O post que não é post, as palavras que saem livres e se formatam no ecrã... O dia quente mas que na alma está cinzento, entre o que somos, queremos, temos e aquilo que temos de abdicar...
Não se explica por palavras o sentimento de perda, é inconfessável, intransmissível. O perder pelo amor que se sente, porque antes nós mal do que o que amamos.
Explicando.
Era uma vez uma mulher que amava animais, cães, particularmente. Atrevo-me a afirmar e a jurar a pés juntos de que fala com eles numa língua só entre eles inteligível. Esta mulher abdica de si para ajudar os cães, esquece que poderia ter melhor qualidade de vida se esse bocadinho que retirar de si, poder servir para dar felicidade a um cão. A isso só posso chamar de abnegação, carinho, amor. O que conduz a isso não é para aqui chamado, pois motivos existem sempre, mas quem somos nós para apontar aos outros motivos estranhos que todos nós temos, disfarçados de formas diferentes?
Esta mulher ama cães. Estava uma dia de Inverno, chuvoso, quando fomos a um canil municipal buscar uma cadelinha mini que estava a passar mal e precisava de um lar. Entrámos no carro com duas meninas: uma miniatura esquelética e apática, a outra simpática, magrela e sem pêlo. Eu discordando, racionalmente, da loucura, eram mais duas para juntar aos 300... A Preta (assim baptizada) conseguiu dar a volta ao problema de pele, com mil exames e tratamentos, foi engordando e virou uma menina giraça, simpática, dona do seu nariz e princesa, pois tinha uma pose....! Aos poucos conquistou toda a gente, a mim arrebatou-me, que nestas coisas sou teimosa, embora adore cães, mas seja extremamente racional.
A Preta era mesmo gira, dengosa, mandona, querida, meiguinha, enfim... um amor! Mas entrou em maus lençóis ao fim de largos meses quando resolveu desafiar uma das outras cadelas, residente mais antiga e de feitio ciumento... Virou filme de terror, com lutas impensáveis, sangue e feridas... Uma delas teria que ser adoptada por outra pessoa.

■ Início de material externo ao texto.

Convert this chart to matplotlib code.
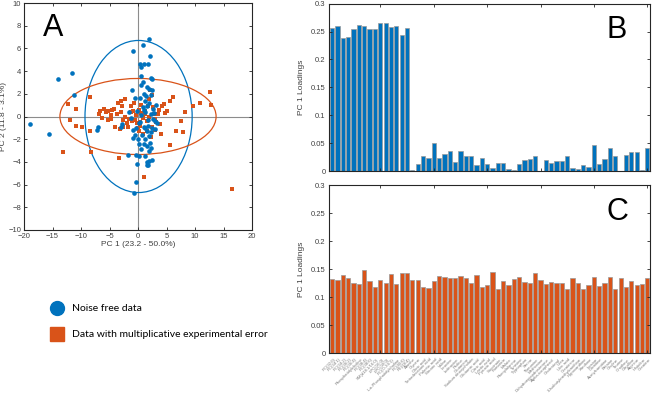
import matplotlib
matplotlib.use("Agg")
import matplotlib.pyplot as plt
from matplotlib.patches import Ellipse
from matplotlib.lines import Line2D
import numpy as np

plt.rcParams['font.family'] = ['Liberation Sans', 'DejaVu Sans']

BLUE = '#0072BD'
ORANGE = '#D95319'
AXC = '#262626'

# ---------------- data ----------------
blue_x = [-19.0, -15.6, -14.1, -11.6, -11.3, -7.1, -7.2, -2.8, -3.0,
          2.0, 0.9, -0.8, 2.1, 0.3, 1.0, 1.8, 0.5, 0.6, 2.2, 2.4, 1.5, 2.0, 2.5, -1.0,
          2.3, 1.0, 0.4, 1.2, 2.0, -0.5, 1.6, 0.8, 2.6, -0.2, 1.3, 2.2, 0.5, -1.2,
          1.8, 2.9, 0.2, 1.0, 2.4, -0.3, 1.5, 3.0, 0.7, 2.0, -0.8, 1.2, 0.2, 1.0,
          2.1, 1.6, 2.3, 0.6, 1.9, -1.8, -0.3, 0.1, 1.3, 2.4, 2.0, 1.6, -0.1, 1.5,
          1.8, -0.4, -0.7, -1.5, 3.2, 3.4, 0.9, 1.4, 2.7, -0.6, 0.3, 1.1, 2.2, 1.7,
          0.0, 2.8, -0.9, 1.2, 0.6]
blue_y = [-0.7, -1.5, 3.3, 3.8, 1.9, -0.9, -1.2, -0.7, -0.9,
          6.8, 6.3, 5.8, 5.3, 4.6, 4.6, 4.6, 4.4, 3.6, 3.4, 3.3, 2.6, 2.4, 2.3, 2.3,
          1.9, 2.0, 1.6, 1.4, 1.2, 1.6, 0.9, 0.8, 0.7, 0.5, 0.4, 0.2, 0.1, -0.1,
          -0.3, -0.4, -0.6, -0.9, -1.0, -1.0, -1.3, -1.1, -1.6, -1.7, -1.9, -2.0, -2.4, -2.4,
          -2.3, -2.6, -2.8, -2.9, -3.0, -3.4, -3.4, -3.5, -3.5, -3.8, -3.9, -4.0, -4.2, -4.3,
          -4.3, -5.8, -6.7, 0.4, 1.0, -0.6, 3.0, 1.8, -0.2, -1.6, -0.5, 0.6, -1.4, -0.8,
          -2.0, 0.3, -1.2, -1.0, 2.8]

orange_x = [12.6, 12.8, 10.9, 9.6, 8.3, 6.1, 5.6, 4.5, 4.2, 3.6, 5.0, 7.5, 7.9, 6.7,
            4.1, 5.6, 3.1, 2.8, 2.5, 3.0, 16.5, 1.1,
            -12.3, -10.9, -12.0, -10.9, -9.9, -8.5, -8.5, -8.3, -13.2, -6.8, -6.6, -6.0,
            -5.6, -5.3, -4.8, -4.5, -4.2, -4.8, -4.0, -3.3, -3.5, -3.0, -2.2, -3.0, -2.6,
            -2.0, -1.2, -0.8, -0.3, -0.5, 0.2, 0.5, 0.9, 1.3, 1.8, 2.1, 2.4, 2.0, 2.6,
            1.5, 0.0, 0.1, 0.3, -1.7, -3.2, -2.7, -6.4, -5.2, 0.8, 1.6, 2.3, -1.3, -0.7,
            -0.2, 3.5, 2.9, 1.9, -2.3, -3.7, -1.0, 0.6, -2.8, 4.8, 3.9, -1.5, 0.4, 1.2]
orange_y = [2.2, 1.0, 1.2, 0.9, 0.4, 1.7, 1.4, 1.1, 0.9, 0.6, 0.5, -0.4, -1.4, -1.3,
            -1.5, -2.5, -0.5, 0.2, -0.9, -1.2, -6.4, -5.3,
            1.1, 0.7, -0.3, -0.8, -0.9, 1.7, -1.3, -3.1, -3.1, 0.2, 0.5, 0.7,
            0.4, 0.5, 0.1, 0.6, 0.7, -0.2, -0.9, -3.7, 1.2, 1.4, 1.5, 0.4, -0.3,
            -0.6, 0.4, 0.5, 0.1, -0.3, 0.6, 0.3, -0.1, 0.5, 0.9, 2.3, 1.9, 1.5, 0.8,
            -0.4, -1.0, -1.3, -0.8, -0.9, -1.1, -0.9, -0.1, -0.3, -1.5, -1.3, -1.8, 0.9, 1.2,
            -0.6, 0.2, -0.2, 0.0, 0.0, 0.2, -0.4, 1.0, 0.9, 0.3, -0.7, -0.2, -0.5, 0.2]

# confidence ellipses: centre x, centre y, half-width, half-height
blue_ellipse = [0.1, 0.0, 9.4, 6.7]
orange_ellipse = [0.0, 0.0, 13.7, 3.35]

loadings_B = [0.2565, 0.2607, 0.2387, 0.2400, 0.2548, 0.2625, 0.2607, 0.2548, 0.2548,
              0.2649, 0.2649, 0.2583, 0.2600, 0.2446, 0.2560,
              0.003, 0.0137, 0.028, 0.024, 0.0506, 0.024, 0.031, 0.036, 0.017, 0.036,
              0.027, 0.027, 0.011, 0.024, 0.0125, 0.0065, 0.0155, 0.0155, 0.005, 0.0035,
              0.013, 0.021, 0.023, 0.027, 0.001, 0.020, 0.016, 0.018, 0.018, 0.027,
              0.007, 0.005, 0.011, 0.008, 0.047, 0.013, 0.023, 0.042, 0.027, 0.0005,
              0.029, 0.034, 0.035, 0.0035, 0.042]

loadings_C = [0.1315, 0.1310, 0.1387, 0.1339, 0.1244, 0.1226, 0.1482, 0.1280, 0.1185,
              0.1298, 0.1250, 0.1405, 0.1226, 0.1429, 0.1429, 0.1304, 0.1310, 0.1173,
              0.1167, 0.1286, 0.1375, 0.1351, 0.1339, 0.1339, 0.1381, 0.1333, 0.1244,
              0.1399, 0.1179, 0.1214, 0.1452, 0.1143, 0.1286, 0.1214, 0.1321, 0.1363,
              0.1268, 0.1244, 0.1423, 0.1310, 0.1238, 0.1268, 0.1250, 0.1256, 0.1137,
              0.1345, 0.1256, 0.1137, 0.1214, 0.1357, 0.1190, 0.1250, 0.1363, 0.1137,
              0.1333, 0.1173, 0.1280, 0.1214, 0.1232, 0.1333]

metabolites = [
    'PC(32:0)', 'PC(34:1)', 'PC(34:2)', 'PC(36:2)', 'PC(36:4)', 'Phosphatidylcholine',
    'PC(38:4)', 'PC(38:6)', 'SM(d18:1/16:0)', 'LPC(16:0)', 'LPC(18:0)', 'PC(O-34:1)',
    'L-a-Phosphatidylcholine', 'PC(40:6)', 'PE(38:4)', 'Alanine', 'Glycine',
    'Oleic acid', 'Tetradecanoic acid', 'Palmitic acid', 'Stearic acid', 'Valine',
    'Leucine', 'Isoleucine', 'Proline', 'Glutamine', 'Sodium deoxycholate',
    'Glutamic acid', 'Citric acid', 'Lactic acid', 'Pyruvic acid', 'Succinate',
    'Fumarate', 'Malate', 'Phenylalanine', 'Tyrosine', 'Tryptophan', 'Serine',
    'Threonine', 'Methionine', 'Dehydroepiandrosterone', 'Alpha-tocopherol',
    'Cholesterol', 'Urea', 'Uric acid', 'Creatinine', '3-Isobutylmethylxanthine',
    'Hypoxanthine', 'Xanthine', 'Inosine', 'Carnitine', 'Acetylcarnitine',
    'Betaine', 'Choline', 'Taurine', 'Ornithine', 'Citrulline', 'Arginine',
    'Histidine', 'Creatine']

tick_pos = [10, 20, 30, 40, 50, 60]

# ---------------- figure ----------------
W, H = 655, 405
fig = plt.figure(figsize=(W / 100, H / 100), dpi=100)

def style_axes(ax):
    for s in ax.spines.values():
        s.set_color(AXC)
        s.set_linewidth(0.8)
    ax.tick_params(direction='in', top=True, right=True, length=2.5, width=0.6,
                   labelsize=5.5, colors=AXC, labelcolor='#404040', pad=2)

# Panel A
axA = fig.add_axes([24 / W, 1 - 230 / H, (252 - 24) / W, (230 - 3) / H])
style_axes(axA)
axA.axhline(0, color='#8c8c8c', lw=0.8, zorder=0)
axA.axvline(0, color='#8c8c8c', lw=0.8, zorder=0)
axA.add_patch(Ellipse((blue_ellipse[0], blue_ellipse[1]), 2 * blue_ellipse[2],
                      2 * blue_ellipse[3], fill=False, ec=BLUE, lw=0.9, zorder=1))
axA.add_patch(Ellipse((orange_ellipse[0], orange_ellipse[1]), 2 * orange_ellipse[2],
                      2 * orange_ellipse[3], fill=False, ec=ORANGE, lw=0.9, zorder=1))
axA.scatter(blue_x, blue_y, s=11, marker='o', color=BLUE, lw=0, zorder=3)
axA.scatter(orange_x, orange_y, s=10, marker='s', color=ORANGE, lw=0, zorder=2)
axA.set_xlim(-20, 20)
axA.set_ylim(-10, 10)
axA.set_xticks(np.arange(-20, 21, 5))
axA.set_yticks(np.arange(-10, 11, 2))
axA.set_xlabel('PC 1 (23.2 - 50.0%)', fontsize=6, color='#404040', labelpad=1)
axA.set_ylabel('PC 2 (11.8 - 3.1%)', fontsize=6, color='#404040', labelpad=1)
axA.text(0.083, 0.955, 'A', transform=axA.transAxes, fontsize=22, va='top',
         ha='left', color='black')

# Panel B
xb = np.arange(1, len(loadings_B) + 1)
axB = fig.add_axes([328.5 / W, 1 - 171.5 / H, 321 / W, 168 / H])
style_axes(axB)
axB.bar(xb, loadings_B, width=0.8, color=BLUE, edgecolor='#9a9a9a', linewidth=0.5)
axB.set_xlim(0.3, 60.4)
axB.set_ylim(0, 0.3)
axB.set_yticks([0, 0.05, 0.1, 0.15, 0.2, 0.25, 0.3])
axB.set_yticklabels(['0', '0.05', '0.1', '0.15', '0.2', '0.25', '0.3'])
axB.set_xticks(tick_pos)
axB.set_xticklabels([])
axB.set_ylabel('PC 1 Loadings', fontsize=6, color='#404040', labelpad=4)
axB.text(0.865, 0.93, 'B', transform=axB.transAxes, fontsize=22, va='top',
         ha='left', color='black')

# Panel C
xc = np.arange(1, len(loadings_C) + 1)
axC = fig.add_axes([328.5 / W, 1 - 353 / H, 321 / W, 168 / H])
style_axes(axC)
axC.bar(xc, loadings_C, width=0.8, color=ORANGE, edgecolor='#9a9a9a', linewidth=0.5)
axC.set_xlim(0.3, 60.4)
axC.set_ylim(0, 0.3)
axC.set_yticks([0, 0.05, 0.1, 0.15, 0.2, 0.25, 0.3])
axC.set_yticklabels(['0', '0.05', '0.1', '0.15', '0.2', '0.25', '0.3'])
axC.set_xticks(tick_pos)
axC.set_xticklabels([])
axC.set_ylabel('PC 1 Loadings', fontsize=6, color='#404040', labelpad=4)
axC.text(0.865, 0.93, 'C', transform=axC.transAxes, fontsize=22, va='top',
         ha='left', color='black')
for xi, name in zip(xc, metabolites):
    axC.text(xi + 0.3, -0.008, name, rotation=45, ha='right', va='top', fontsize=3.1,
             color='#7a7a7a', rotation_mode='anchor', clip_on=False)

# Legend
handles = [Line2D([], [], marker='o', ls='none', color=BLUE, markersize=10),
           Line2D([], [], marker='s', ls='none', color=ORANGE, markersize=10)]
fig.legend(handles, ['Noise free data', 'Data with multiplicative experimental error'],
           loc='upper left', bbox_to_anchor=(47 / W, 1 - 300 / H), frameon=False,
           prop={'family': 'Lato', 'size': 7.5}, labelspacing=1.6, handletextpad=0.8,
           handlelength=1.2, borderaxespad=0)

fig.savefig('out.png', dpi=100)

Ter que escolher entre as duas era uma tarefa dura. Ambas nossas, mas a Preta sentia-a mais nossa, não sei explicar, talvez porque me soube dar a volta, me soube namorar e acertou.
A J. está triste, a Preta foi para outra casa, torcendo para que seja tratada que nem uma princesa. Eu estou triste, num ano tive que abdicar de dois cães meus, dá-los e sentir uma saudade que todos os dias dói, porque por muito que amemos cães, não escolhemos afinidades, não escolhemos companheiros... eles escolhem-nos, moldam-se a nós, entendem o nosso feitio e fundem-se na nossa sombra. Acredito que com a Preta iria ser assim, com o Neptuno foi-o. Nenhum outro cão poderá chegar aos pés daquele gigante preto que tanta falta me faz.
Ambas estamos tristes, a J. porque perdeu a Preta, e eu sei que ela a ama, e porque neste mês tivemos que adormecer uma velhotinha que era a perdição dela, que teve um último ano de vida pleno de felicidade, mas marcado pela leucemia. Eu, porque remexo no passado recente, e porque as perdas me doem sempre de forma intensa e inexplicável... Fico com saudades de tudo e de todos, triste e sorumbática....
Há sempre uma lição: amar é aprender a perder, a deixar ir. O problema é que o amor não se apaga por artes de mágica e as nódoas negras desaparecem da superfície mas deixam rasgões na alma... Porque é que temos que optar no amor? Não era suposto ser tudo conto-de-fadas, cor-de-rosa e luminoso? O amor deixa-nos crateras incomensuráveis, tão grandes que quando deparamos com elas até nos assustamos.